Posted by Kill 'em all and let Goawd sort 'em out! | July 26, 2008 4:32 PM

"Deal with it",

Perhaps you've heard of this item known as "inflation" -- things get more expensive as time passes, especially over spans of 20 years or more?

This link indicates that $3 billion has been invested in MAX since its inception.

Furthermore, we're getting a better system than MAX. The trains are longer, allowing higher capacity. More of the system is underground or elevated, increasing operating speeds. Less of the ROW is going to be in the freeway, increasing costs but allowing more dense, walkable development that reduces car use.

LINK is a good deal.

As for regressive taxes, until you get the state legislature to change the taxing authority, all you're suggesting is that we delay on transit for an indefinite period of time.

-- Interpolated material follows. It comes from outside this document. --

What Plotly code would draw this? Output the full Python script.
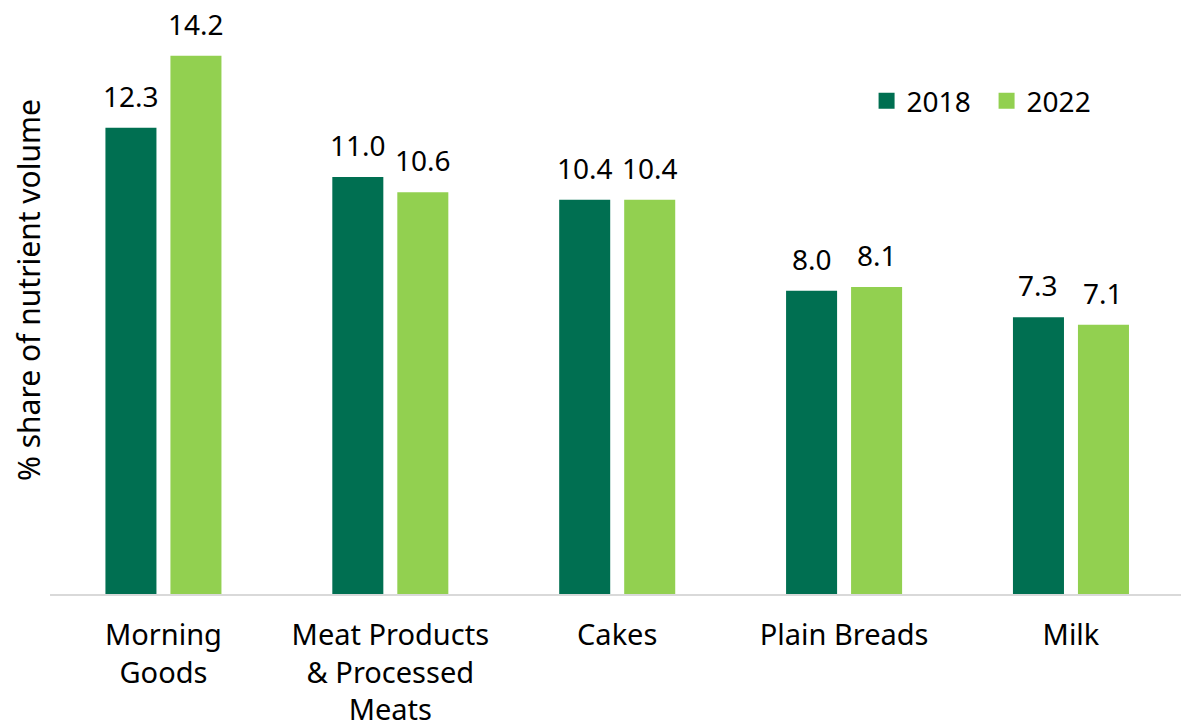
import plotly.graph_objects as go

categories = ["Morning<br>Goods", "Meat Products<br>& Processed<br>Meats", "Cakes", "Plain Breads", "Milk"]
values_2018 = [12.3, 11.0, 10.4, 8.0, 7.3]
values_2022 = [14.2, 10.6, 10.4, 8.1, 7.1]
series_names = ["2018", "2022"]
colors = ["#006F51", "#92D050"]

FONT = "Noto Sans"
fig = go.Figure()

offsets = [-32.5, 32.5]
for name, vals, col, dx in zip(series_names, [values_2018, values_2022], colors, offsets):
    fig.add_trace(go.Bar(
        x=categories, y=vals, name=name,
        marker=dict(color=col, line=dict(width=0)),
        showlegend=False,
    ))
    # value labels above each bar
    for c, v in zip(categories, vals):
        fig.add_annotation(
            x=c, y=v, text=f"{v:.1f}", showarrow=False,
            xshift=dx, yshift=11, yanchor="bottom",
            font=dict(family=FONT, size=28, color="#000000"),
        )
    # legend swatch
    fig.add_trace(go.Scatter(
        x=[None], y=[None], mode="markers", name=name,
        marker=dict(symbol="square", size=18, color=col),
        showlegend=True,
    ))

fig.add_annotation(
    text="% share of nutrient volume", textangle=-90,
    xref="paper", yref="paper", x=-0.0195, y=0.524,
    xanchor="center", yanchor="middle", showarrow=False,
    font=dict(family=FONT, size=30, color="#000000"),
)

fig.update_layout(
    width=1181, height=727,
    margin=dict(l=50, r=0, t=14, b=133, autoexpand=False),
    paper_bgcolor="white", plot_bgcolor="white",
    barmode="group", bargap=0.427, bargroupgap=0.215,
    font=dict(family=FONT, size=30, color="#000000"),
    legend=dict(
        orientation="h", x=0.722, y=0.85, xanchor="left", yanchor="middle",
        font=dict(family=FONT, size=28), itemsizing="trace",
        entrywidth=75, entrywidthmode="pixels",
        bgcolor="rgba(0,0,0,0)", tracegroupgap=0,
    ),
    xaxis=dict(
        showline=True, linecolor="#D9D9D9", linewidth=2,
        ticks="", showgrid=False, range=[-0.5, 4.485], automargin=False,
        tickfont=dict(family=FONT, size=29), ticklabelstandoff=14,
    ),
    yaxis=dict(
        range=[0, 15.3], showticklabels=False, showgrid=False,
        zeroline=False, showline=False, ticks="", automargin=False,
    ),
)

fig.write_html("out.html")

I guess you don't think high gas prices and climate change are urgent problems, but I do. So I'll support the tool we happen to have.

Posted by Martin H. Duke | July 27, 2008 1:54 PM

@7: The reason ST does not go into Fremont is because it's a REGIONAL transportation agency. This is why it follows major corridors and its primary local links are between its own hubs.

By virtue of its enabling legislation and key pieces of Titles 81 and 47 of the RCW, Sound Transit has its hands bound in the matter.